Love the content per usual. Highly motivational. The “Way Back Machine” is one of my favorite motivation hacks for seeing how my favorite products/companies started.
Crazy how the universe works because I was going to build a whole suite of products before even getting one user then I thought to myself, "This makes no sense why am I going to spend all this time building when I don't even have one user?" Then I see this video and it confirms my thought process. I already built just the one main product that solves the problem, got one user, and working on improvements. YC has the best business content on earth! You guys need a little bit of a re brand because when people think of YC, they think of software start ups but literally all this content applies to all businesses.
"if your looking for authority figures to tell you that your idea is good then you still aren't getting the point of these videos" Something so simple yet so profound.
The crowdfunding aspect is definitely spot on.... and i say this from personal experience, cause it happened to me when i was building my start up "Rimo Network". I had an idea of what i wanted to build, but i did not not know exactly how much would be required to get started and how much what i wanted to build would cost and at the end of the day, i ended up getting burned out, but watching this has actually made me understand that a solid plan is definitely important, at least i now know the things to avoid and the things to focus on .
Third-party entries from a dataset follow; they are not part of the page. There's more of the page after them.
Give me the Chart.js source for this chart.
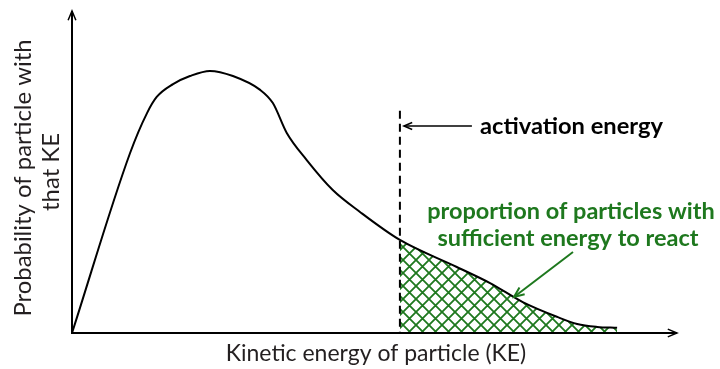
<!DOCTYPE html>
<html>
<head>
<meta charset="utf-8">
<script src="https://cdn.jsdelivr.net/npm/chart.js@4/dist/chart.umd.min.js"></script>
<style>
  html, body { margin: 0; padding: 0; background: #fff; }
  #wrap { width: 720px; height: 369px; position: relative; }
</style>
</head>
<body>
<div id="wrap"><canvas id="chart" width="720" height="369"></canvas></div>
<script>
// Maxwell-Boltzmann style distribution (arbitrary units)
const energy = [0, 9.6, 12.4, 14.0, 16.7, 19.5, 22.8, 26.6, 31.1, 33.2, 35.5, 38.8, 43.1, 47.6, 54.2, 63.6, 69.1, 74.5, 80.2, 83.5, 86.8, 90.1];
const probability = [0, 55.9, 68.3, 73.3, 77.3, 79.8, 81.4, 79.8, 75.5, 71.4, 62.1, 53.7, 44.4, 37.6, 28.9, 20.5, 15.5, 9.6, 5.0, 2.8, 1.9, 1.6];
const activationEnergy = 54.2;
const xTitle = 'Kinetic energy of particle (KE)';
const yTitle = ['Probability of particle with', 'that KE'];
const eaLabel = 'activation energy';
const areaLabel = ['proportion of particles with', 'sufficient energy to react'];

const GREEN = '#1e781e';
const FONT = 'Lato, "Open Sans", sans-serif';

const curve = energy.map((x, i) => ({ x, y: probability[i] }));
const tail = curve.filter(p => p.x >= activationEnergy);

// cross-hatch pattern for the shaded tail
function hatch() {
  const c = document.createElement('canvas');
  c.width = 13; c.height = 13;
  const g = c.getContext('2d');
  g.strokeStyle = GREEN;
  g.lineWidth = 1.8;
  g.beginPath();
  g.moveTo(-1, -1); g.lineTo(14, 14);
  g.moveTo(14, -1); g.lineTo(-1, 14);
  g.stroke();
  return g.createPattern(c, 'repeat');
}

function arrowHead(ctx, x, y, angle, len) {
  ctx.beginPath();
  ctx.moveTo(x + len * Math.cos(angle + 0.4), y + len * Math.sin(angle + 0.4));
  ctx.lineTo(x, y);
  ctx.lineTo(x + len * Math.cos(angle - 0.4), y + len * Math.sin(angle - 0.4));
  ctx.stroke();
}

// pick a font size so the text spans the given width
function fitFont(ctx, text, width, weight) {
  ctx.font = weight + ' 20px ' + FONT;
  const size = 20 * width / ctx.measureText(text).width;
  return weight + ' ' + size.toFixed(1) + 'px ' + FONT;
}

const decorations = {
  id: 'decorations',
  afterDatasetsDraw(chart) {
    const { ctx, chartArea: a, scales } = chart;
    const xs = scales.x, ys = scales.y;
    ctx.save();
    ctx.strokeStyle = '#000';
    ctx.lineWidth = 2;

    // axes with arrow heads
    ctx.beginPath();
    ctx.moveTo(a.left, a.top);
    ctx.lineTo(a.left, a.bottom);
    ctx.lineTo(a.right, a.bottom);
    ctx.stroke();
    ctx.lineWidth = 1.5;
    arrowHead(ctx, a.left, a.top, Math.PI / 2, 10);
    arrowHead(ctx, a.right, a.bottom, Math.PI, 10);

    // activation energy marker
    const ex = xs.getPixelForValue(activationEnergy);
    ctx.lineWidth = 2;
    ctx.setLineDash([8, 5]);
    ctx.beginPath();
    ctx.moveTo(ex, ys.getPixelForValue(69));
    ctx.lineTo(ex, a.bottom);
    ctx.stroke();
    ctx.setLineDash([]);

    ctx.lineWidth = 1.5;
    ctx.beginPath();
    ctx.moveTo(ex + 72, 126);
    ctx.lineTo(ex + 4, 126);
    ctx.stroke();
    arrowHead(ctx, ex + 4, 126, 0, 9);

    ctx.fillStyle = '#000';
    ctx.font = fitFont(ctx, eaLabel, 183, 'bold');
    ctx.textBaseline = 'middle';
    ctx.textAlign = 'left';
    ctx.fillText(eaLabel, 480, 126);

    // shaded area label and pointer
    ctx.fillStyle = GREEN;
    ctx.font = fitFont(ctx, areaLabel[0], 288, 'bold');
    ctx.textAlign = 'center';
    ctx.fillText(areaLabel[0], 571, 211);
    ctx.fillText(areaLabel[1], 568, 238);

    ctx.strokeStyle = GREEN;
    ctx.lineWidth = 2;
    ctx.beginPath();
    ctx.moveTo(573, 252);
    ctx.lineTo(514, 297);
    ctx.stroke();
    arrowHead(ctx, 514, 297, Math.atan2(252 - 297, 573 - 514), 11);

    // axis titles
    ctx.fillStyle = '#231f20';
    ctx.font = fitFont(ctx, xTitle, 300, 'normal');
    ctx.textAlign = 'center';
    ctx.fillText(xTitle, 376, 354);
    ctx.font = fitFont(ctx, yTitle[0], 277, 'normal');
    ctx.save();
    ctx.translate(23, 178);
    ctx.rotate(-Math.PI / 2);
    ctx.fillText(yTitle[0], 0, 0);
    ctx.restore();
    ctx.translate(51, 172);
    ctx.rotate(-Math.PI / 2);
    ctx.fillText(yTitle[1], 0, 0);
    ctx.restore();
  }
};

new Chart(document.getElementById('chart'), {
  type: 'line',
  data: {
    datasets: [
      {
        data: curve,
        borderColor: '#000',
        borderWidth: 2,
        pointRadius: 0,
        cubicInterpolationMode: 'monotone',
        fill: false
      },
      {
        data: tail,
        borderWidth: 0,
        borderColor: 'rgba(0,0,0,0)',
        backgroundColor: hatch(),
        pointRadius: 0,
        cubicInterpolationMode: 'monotone',
        fill: 'origin'
      }
    ]
  },
  options: {
    responsive: false,
    animation: false,
    layout: { padding: { left: 72, right: 43, top: 11, bottom: 36 } },
    plugins: { legend: { display: false }, tooltip: { enabled: false } },
    scales: {
      x: { type: 'linear', min: 0, max: 100, display: false },
      y: { min: 0, max: 100, display: false }
    }
  },
  plugins: [decorations]
});
</script>
</body>
</html>
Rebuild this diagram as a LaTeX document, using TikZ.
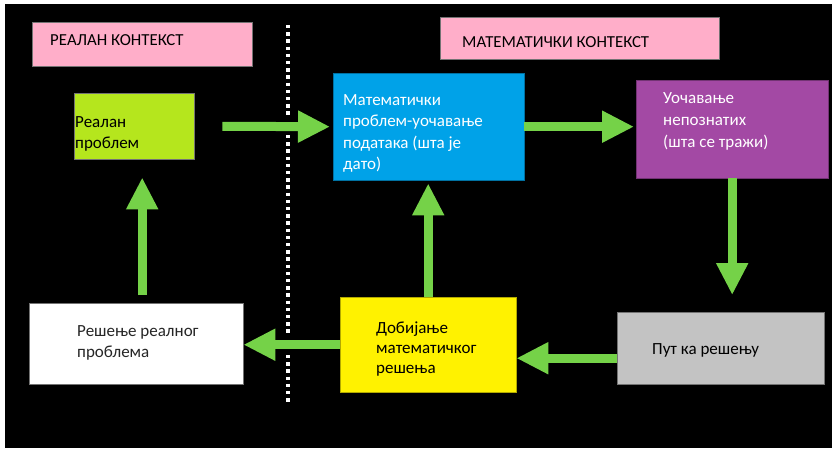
\documentclass[tikz,border=0pt]{standalone}
\usepackage{fontspec}
\setmainfont{Carlito}
\usetikzlibrary{arrows.meta, calc}
\definecolor{ctxpink}{RGB}{255,174,201}
\definecolor{limegreen}{RGB}{181,230,29}
\definecolor{mathblue}{RGB}{0,162,232}
\definecolor{unkpurple}{RGB}{163,73,164}
\definecolor{solyellow}{RGB}{255,242,0}
\definecolor{waygray}{RGB}{195,195,195}
\definecolor{arrgreen}{RGB}{117,210,72}

\begin{document}
\begin{tikzpicture}
	[x=1pt, y=-1pt,%
	box/.style    ={rectangle,	draw=black!55,	thin,	inner sep=0pt,	anchor=north west},%
	txt/.style    ={anchor=base west,	inner sep=0pt,	align=left,	font=\fontsize{17}{21.5}\selectfont},%
	ctxtxt/.style ={anchor=base west,	inner sep=0pt,	font=\fontsize{16.8}{20}\selectfont},%
	flow/.style   ={draw=arrgreen,	line width=9pt,	-{Triangle[length=32pt, width=30pt]}},%
	divider/.style={white,	line width=3.3pt,	dash pattern=on 3.3pt off 3.9pt},%
	]

	\newcommand{\divx}{288}

	% background
	\useasboundingbox (0,0) rectangle (832,448);
	\fill [white] (0,0) rectangle (832,448);
	\fill [black] (5,4) rectangle (832,448);

	% context headers
	\node (ctxreal) at (32,22)  [box, fill=ctxpink, minimum width=220, minimum height=44] {};
	\node (ctxmath) at (440,17) [box, fill=ctxpink, minimum width=279, minimum height=42] {};
	\node (ctxrealtxt) at (50,45)  [ctxtxt] {РЕАЛАН КОНТЕКСТ};
	\node (ctxmathtxt) at (462,47) [ctxtxt] {МАТЕМАТИЧКИ КОНТЕКСТ};

	% divider
	\draw [divider] (\divx,25) -- (\divx,117) (\divx,135) -- (\divx,334) (\divx,355) -- (\divx,403);

	% nodes
	\node (realp) at (74,93)   [box, fill=limegreen, minimum width=120, minimum height=66]  {};
	\node (mathp) at (333,73)  [box, fill=mathblue,  minimum width=191, minimum height=107, draw=mathblue!70!black] {};
	\node (purp)  at (636,80)  [box, fill=unkpurple, minimum width=192, minimum height=98,  draw=unkpurple!70!black] {};
	\node (way)   at (617,312) [box, fill=waygray,   minimum width=207, minimum height=72]  {};
	\node (yel)   at (340,297) [box, fill=solyellow, minimum width=176, minimum height=95,  draw=solyellow!70!black] {};
	\node (sol)   at (29,303)  [box, fill=white,     minimum width=214, minimum height=81]  {};

	% texts (anchored at the baseline of their last line)
	\node (realptxt) at (75,148.5)  [txt] {Реалан\\проблем};
	\node (mathptxt) at (343,169.5) [txt, white] {Математички\\проблем-уочавање\\података (шта је\\дато)};
	\node (purptxt)  at (663,147)   [txt, white, font=\fontsize{17}{22}\selectfont] {Уочавање\\непознатих\\(шта се тражи)};
	\node (waytxt)   at (652,354)   [txt] {Пут ка решењу};
	\node (yeltxt)   at (376,373)   [txt, font=\fontsize{17}{20}\selectfont] {Добијање\\математичког\\решења};
	\node (soltxt)   at (77,357.5)  [txt, black!85] {Решење реалног\\проблема};

	% interconnections
	\coordinate (waygo) at ($(way.west)+(0,10)$);
	\coordinate (solup) at ($(sol.north)+(6,0)$);

	\draw [flow, shorten <=28pt, shorten >=3pt] (realp.east) -- (mathp.west);
	\draw [flow, shorten >=2pt] (mathp.east) -- (mathp.east -| purp.west);
	\draw [flow, shorten >=17pt] (purp.south) -- (purp.south |- way.north);
	\draw [flow] (waygo) -- (waygo -| yel.east);
	\draw [flow] (yel.west) -- (yel.west -| sol.east);
	\draw [flow, shorten >=3pt] (yel.north) -- (yel.north |- mathp.south);
	\draw [flow, shorten <=8pt, shorten >=18pt] (solup) -- (solup |- realp.south);

\end{tikzpicture}
\end{document}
- Don't boil the ocean. Most successful companies start out solving one small problem really well. eg Amazon started out just as a book store. Gusto started out just as a payroll solution. If you try to do too much, you won't do anything well. - A product that doesn't work with lots of features is way worse than a product with one feature that works really well. - Just because a product works in one market, with one founder, doesn't mean it will work in another market, with another founder. - A lot of success is about discipline - it's not genius. Smart people have an advantage but hard workers are lethal. - Teachers and authorities won't tell you what to do - the only thing to do is get things in front of customers as quickly as possible and iterate based on their feedback. - Be careful with crowdfunding - if you screw up with a lot of peoples' money, it could follow you for the rest of your life.
Very insightful talk about crowdfunding. We ran a Kickstarter because it was our best possible way to get some real feedback from customers, and to put us under pressure. In fact, we did previous small manufacturing runs as Michael and Dalton mention in the video. I would NOT do a Kickstarter if you are not 100% sure and planned every single piece of your manufacturing chain, with costs and quotes directly from manufacturers, and created a +%50 profit margin on the product, that way you create some cushion. (Obviously with a working product before launching the campaign) The good news, we were successful through it, learned a lot directly from our customers, established a community directly with them to better shape all the software related with our product. No changes were made to the hardware after launching the campaign (we did hundreds of customer interviews regarding the hardware and knowing our limitations, before Kickstarter). - Adria, Founder of hDrop -
"There are a few things in the startup world that are kind of like one-shot kill and this is one of them. You screw up with enough people's money, that relieves you, like you get that permanent Wikipedia page. That's not what you want. All right, well, that was a good wrap-up! Great chatting, Dalton!" LOL
Thank you so much for this quality content. I really needed to hear this as I found myself guilty on nearly all counts mentioned here. Let's be humble and make the fewest assumptions necessary about our target costumers to launch our product. then quickly iterating over our product with real user feedback. Hopefully at the end, we'll emerge with something that people want.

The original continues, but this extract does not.